Key Decisions for Investors

  • Buy GLD or IAU (1–3 month tactical) — target 8–15% upside if escalation persists; hedge with 20% position sizing vs portfolio, stop-loss 4% to limit tail gamma from rapid ceasefire moves.
  • Long Cheniere Energy (LNG) 12-month call spread (buy 2027 1.5x ATM calls, sell higher strike to fund) — directional play on higher LNG FOB spreads if Gulf production/export capacity is constrained; asymmetric payoff if spot LNG rallies $2–5/MMBtu, max loss = premium paid.
  • Buy 3–6 month call spreads on major defense primes (RTX or LMT) sized to 1–2% portfolio — limited-cost hedge to geopolitical premium widening; expect 10–25% move on confirmed US force posture escalation.

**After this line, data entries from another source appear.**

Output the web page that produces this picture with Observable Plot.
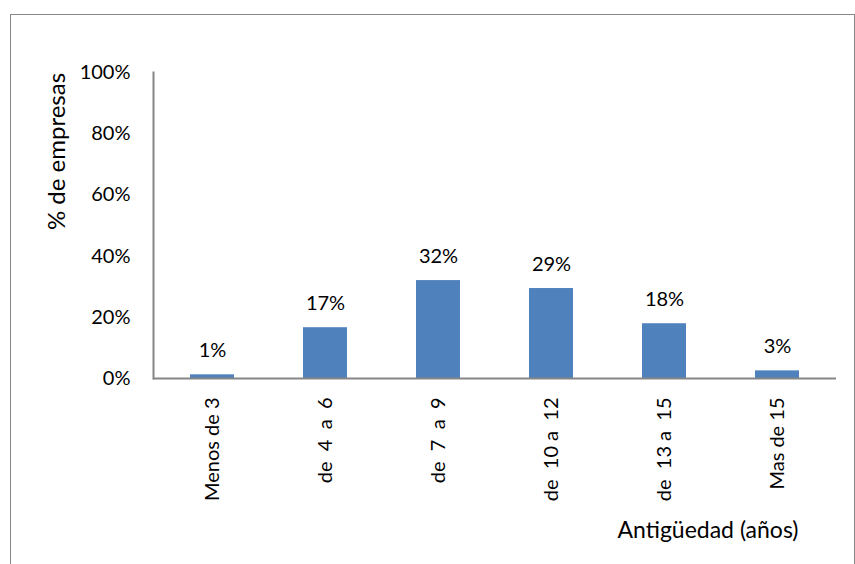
<!DOCTYPE html>
<html>
<head>
<meta charset="utf-8">
<script src="https://cdn.jsdelivr.net/npm/d3@7"></script>
<script src="https://cdn.jsdelivr.net/npm/@observablehq/plot@0.6"></script>
<style>
  html, body { margin: 0; padding: 0; background: #fff; overflow: hidden; }
  #wrap { position: relative; width: 855px; height: 564px; }
  #frame { position: absolute; left: 10px; top: 14px; width: 843px; height: 600px;
           border: 1.5px solid #878787; border-bottom: none; pointer-events: none; }
  #chart { position: absolute; left: 0; top: 0; }
</style>
</head>
<body>
<div id="wrap"><div id="chart"></div><div id="frame"></div></div>
<script>
const categories = ["Menos de 3", "de  4  a  6", "de  7  a  9", "de  10 a  12", "de  13 a  15", "Mas de 15"];
const values = [1.2, 16.6, 32, 29.4, 17.9, 2.5];
const yTicks = [0, 20, 40, 60, 80, 100];
const yTitle = "% de empresas";
const xTitle = "Antigüedad (años)";

const data = categories.map((c, i) => ({cat: c, value: values[i]}));
const nb = s => s.replace(/ /g, "\u00a0");

const chart = Plot.plot({
  width: 855,
  height: 564,
  marginLeft: 153,
  marginRight: 19,
  marginTop: 72,
  marginBottom: 186,
  style: {fontFamily: "Lato", color: "#000", background: "transparent"},
  x: {domain: categories, paddingInner: 0.608, paddingOuter: 0.304, label: null},
  y: {domain: [0, 100], label: null},
  marks: [
    Plot.barY(data, {x: "cat", y: "value", fill: "#4F81BD"}),
    Plot.frame({anchor: "left", stroke: "#868686", strokeWidth: 2}),
    Plot.ruleY([0], {stroke: "#868686", strokeWidth: 2}),
    Plot.axisY({ticks: yTicks, tickFormat: d => d + "%", tickSize: 0, tickPadding: 23, fontSize: 20, label: null}),
    Plot.axisX({tickRotate: -90, tickSize: 0, tickPadding: 19, fontSize: 20, tickFormat: nb, label: null}),
    Plot.text(data, {x: "cat", y: "value", text: d => Math.round(d.value) + "%", dy: -24, fontSize: 20, fill: "#000"}),
    Plot.text([yTitle], {text: d => d, frameAnchor: "top-left", dx: -106, dy: 79, rotate: -90, textAnchor: "middle", fontSize: 24, fill: "#000"}),
    Plot.text([xTitle], {text: d => d, frameAnchor: "bottom-right", dx: -38, dy: 159, textAnchor: "end", fontSize: 23, fill: "#000"})
  ]
});
document.getElementById("chart").appendChild(chart);
</script>
</body>
</html>
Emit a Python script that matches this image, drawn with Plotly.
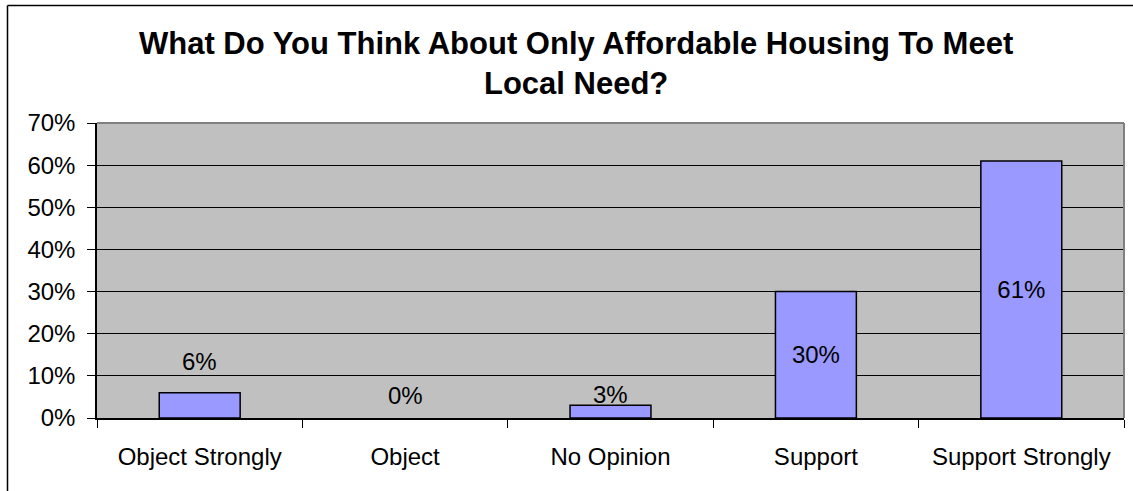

  • Short the JETS airline ETF (or underweight regional carriers with weak fuel hedges) for 1–3 months — war-risk and higher bunker/freight costs will hurt margins quickly; set stop at 6–8% adverse move as fuel may be re-hedged by carriers.
  • Tactical long on the iShares MSCI Qatar ETF (QAT) or Cheniere-class LNG shipping equities (GLNG) for 3–12 months — play beneficiary re-routing of cargoes and higher charter rates; risk: diplomatic de-escalation that restores normal flow within weeks.